E assim, a vida (do Tux) continua…

Se até este presente momento, os leitores do Hardware.com.br acham que os softwares proprietários são o maior problema, ainda há mais por vir: trata-se do DRM, um mecanismo de regulamentação de direitos autorais que impede os usuários de executarem ou reproduzirem conteúdos modificados – neste caso, um software (firmware) de um determinado hardware protegido pela DRM. Prevendo estas (e outras) possibilidades, a GNU GPL em sua versão 3 considera uma série de aspectos restritivos relacionados à estas práticas, criando regras que restringem o uso de proteções como o DRM, quando este último é designado para impedir a possibilidade de edição do código-fonte licenciado sob os termos da GNU GPL (embora não proíba o seu uso, ao contrário dos que muitos pensam). Bem, tais mudanças repercutiram tanto na comunidade, que até o próprio Linus Torvalds a rejeitou.

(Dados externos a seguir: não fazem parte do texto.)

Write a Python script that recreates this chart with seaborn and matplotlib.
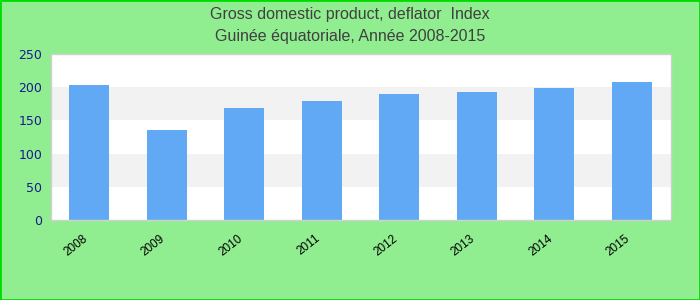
import matplotlib
matplotlib.use("Agg")
import matplotlib.pyplot as plt
import matplotlib.transforms as mtransforms
import seaborn as sns
import pandas as pd
from matplotlib.patches import Rectangle

years = ["2008", "2009", "2010", "2011", "2012", "2013", "2014", "2015"]
values = [203.5, 135.5, 168.5, 179.5, 190.0, 193.0, 199.0, 208.0]
yticks = [0, 50, 100, 150, 200, 250]

df = pd.DataFrame({"year": years, "value": values})

sns.set_theme(style="white")
plt.rcParams['font.family'] = ['Liberation Sans', 'DejaVu Sans']

fig = plt.figure(figsize=(7, 3), dpi=100, facecolor="#90ee90")
ax = fig.add_axes([50.5/700, 1-220/300, 620/700, 166/300])
ax.set_facecolor("white")

for lo, hi in [(50, 100), (150, 200)]:
    ax.axhspan(lo, hi, color="#f2f2f2", zorder=0, lw=0)

sns.barplot(data=df, x="year", y="value", color="#61a9f5", saturation=1,
            width=0.52, ax=ax, zorder=2, linewidth=0, edgecolor="none")

ax.set_ylim(0, 250)
ax.set_xlim(-0.5, len(years) - 0.5)
ax.set_yticks(yticks)
ax.set_yticklabels([str(t) for t in yticks], color="#1a1a8c", fontsize=9,
                   family=['DejaVu Sans'])
ax.set_xticks(range(len(years)))
ax.set_xticklabels(years, rotation=38, fontsize=8.5, color="black", ha="right",
                   rotation_mode="anchor")
ax.tick_params(axis="both", length=0, pad=6)
offset = mtransforms.ScaledTranslation(-7/100, -4/100, fig.dpi_scale_trans)
for lbl in ax.get_xticklabels():
    lbl.set_transform(lbl.get_transform() + offset)
ax.set_xlabel("")
ax.set_ylabel("")
for s in ax.spines.values():
    s.set_color("#d0d0d0")
    s.set_linewidth(1)

fig.text(0.5, 1-14/300, "Gross domestic product, deflator  Index", ha="center",
         va="center", fontsize=11.5, color="#404040")
fig.text(0.5, 1-37/300, "Guinée équatoriale, Année 2008-2015", ha="center",
         va="center", fontsize=11.5, color="#404040")

fig.patches.append(Rectangle((0, 0), 1, 1, transform=fig.transFigure,
                             fill=False, edgecolor="#00dd00", lw=2))

fig.savefig("out.png", dpi=100, facecolor=fig.get_facecolor())
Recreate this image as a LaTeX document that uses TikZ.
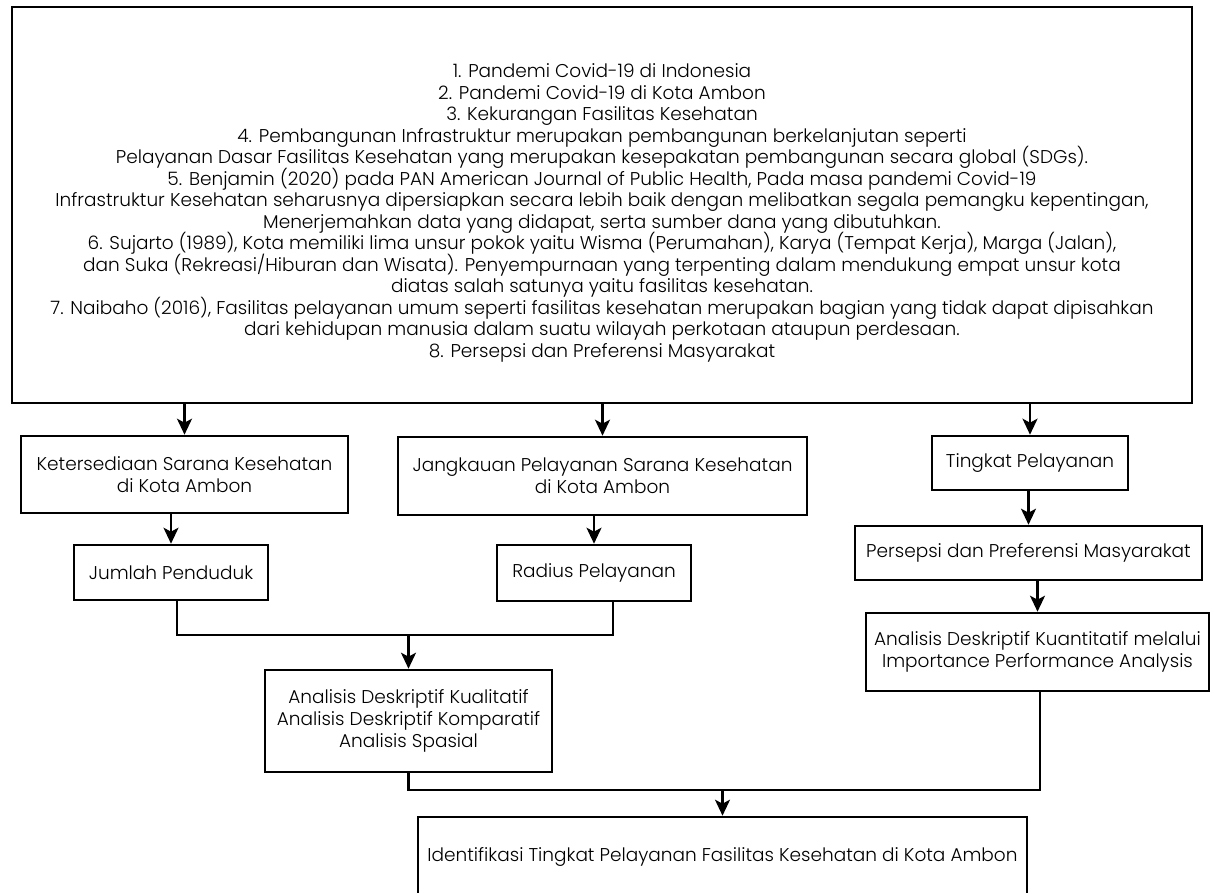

Até mesmo as tão temidas e odiadas patentes de softwares não ficam de fora, por tornarem a vida dos desenvolvedores um verdadeiro campo minado. Mesmo que o software livre tenha sido escrito à partir do zero, as ideias e os seus conceitos, além das tecnologias envolvidas, podem estar “protegidas” por patentes de softwares, que não só inviabiliza o seu desenvolvimento, como também concede aos donos das patentes o “direito” de decidir o destino de todo o trabalho desenvolvido até então. Idem sobre as leis de direitos autorais, que dificultam a redistribuição de um código-fonte protegido por ela.